▶ **TASK STATEMENT**
Among the records that follow, set down only the lines from the one containing "Write a LaTeX" to the one containing "(502,7) -- (502,637);", both included, exactly.

▶ **PROVIDED DATA**
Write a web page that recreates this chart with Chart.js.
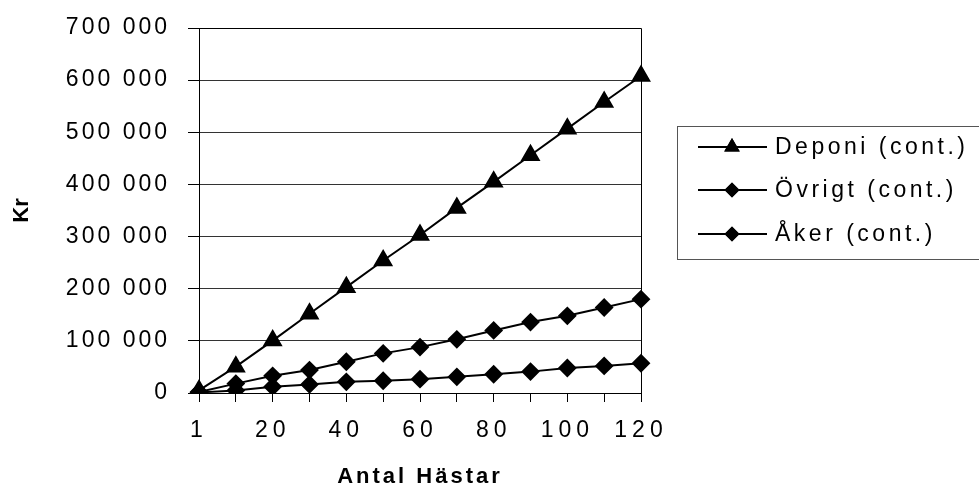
==
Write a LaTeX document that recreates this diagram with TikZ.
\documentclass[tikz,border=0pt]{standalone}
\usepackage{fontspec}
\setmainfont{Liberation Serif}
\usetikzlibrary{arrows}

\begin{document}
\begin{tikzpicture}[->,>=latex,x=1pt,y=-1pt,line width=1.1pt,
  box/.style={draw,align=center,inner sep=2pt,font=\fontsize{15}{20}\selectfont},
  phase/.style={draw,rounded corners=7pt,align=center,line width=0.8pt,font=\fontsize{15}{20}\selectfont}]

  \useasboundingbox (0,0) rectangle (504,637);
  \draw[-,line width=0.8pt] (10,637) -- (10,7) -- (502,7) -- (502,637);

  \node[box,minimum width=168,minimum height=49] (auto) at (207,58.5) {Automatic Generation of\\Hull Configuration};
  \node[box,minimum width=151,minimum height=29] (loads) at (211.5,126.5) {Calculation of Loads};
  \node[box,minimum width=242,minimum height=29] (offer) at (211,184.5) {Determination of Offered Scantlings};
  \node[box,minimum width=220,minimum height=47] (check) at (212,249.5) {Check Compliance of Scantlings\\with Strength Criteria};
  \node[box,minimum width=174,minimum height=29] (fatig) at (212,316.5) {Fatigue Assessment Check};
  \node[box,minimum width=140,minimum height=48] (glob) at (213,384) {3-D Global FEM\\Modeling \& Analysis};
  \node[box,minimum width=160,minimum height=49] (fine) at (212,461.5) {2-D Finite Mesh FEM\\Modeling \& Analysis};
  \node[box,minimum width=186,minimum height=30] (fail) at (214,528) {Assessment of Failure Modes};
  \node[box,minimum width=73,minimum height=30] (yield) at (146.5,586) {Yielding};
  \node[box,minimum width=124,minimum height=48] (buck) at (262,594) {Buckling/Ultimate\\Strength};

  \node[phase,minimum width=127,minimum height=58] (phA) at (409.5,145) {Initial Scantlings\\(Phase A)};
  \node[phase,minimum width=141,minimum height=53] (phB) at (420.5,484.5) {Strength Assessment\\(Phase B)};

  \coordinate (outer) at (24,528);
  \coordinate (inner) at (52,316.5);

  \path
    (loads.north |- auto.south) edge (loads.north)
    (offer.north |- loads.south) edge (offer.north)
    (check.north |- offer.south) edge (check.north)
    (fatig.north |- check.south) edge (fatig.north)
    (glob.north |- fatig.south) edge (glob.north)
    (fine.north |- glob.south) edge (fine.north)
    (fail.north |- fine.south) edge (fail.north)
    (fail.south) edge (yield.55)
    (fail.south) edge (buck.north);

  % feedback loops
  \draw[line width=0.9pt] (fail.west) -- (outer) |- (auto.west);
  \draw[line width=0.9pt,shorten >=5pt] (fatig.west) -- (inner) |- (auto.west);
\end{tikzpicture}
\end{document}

▶ **SOLUTION TO THE PROBLEM**
Write a LaTeX document that recreates this diagram with TikZ.
\documentclass[tikz,border=0pt]{standalone}
\usepackage{fontspec}
\setmainfont{Liberation Serif}
\usetikzlibrary{arrows}

\begin{document}
\begin{tikzpicture}[->,>=latex,x=1pt,y=-1pt,line width=1.1pt,
  box/.style={draw,align=center,inner sep=2pt,font=\fontsize{15}{20}\selectfont},
  phase/.style={draw,rounded corners=7pt,align=center,line width=0.8pt,font=\fontsize{15}{20}\selectfont}]

  \useasboundingbox (0,0) rectangle (504,637);
  \draw[-,line width=0.8pt] (10,637) -- (10,7) -- (502,7) -- (502,637);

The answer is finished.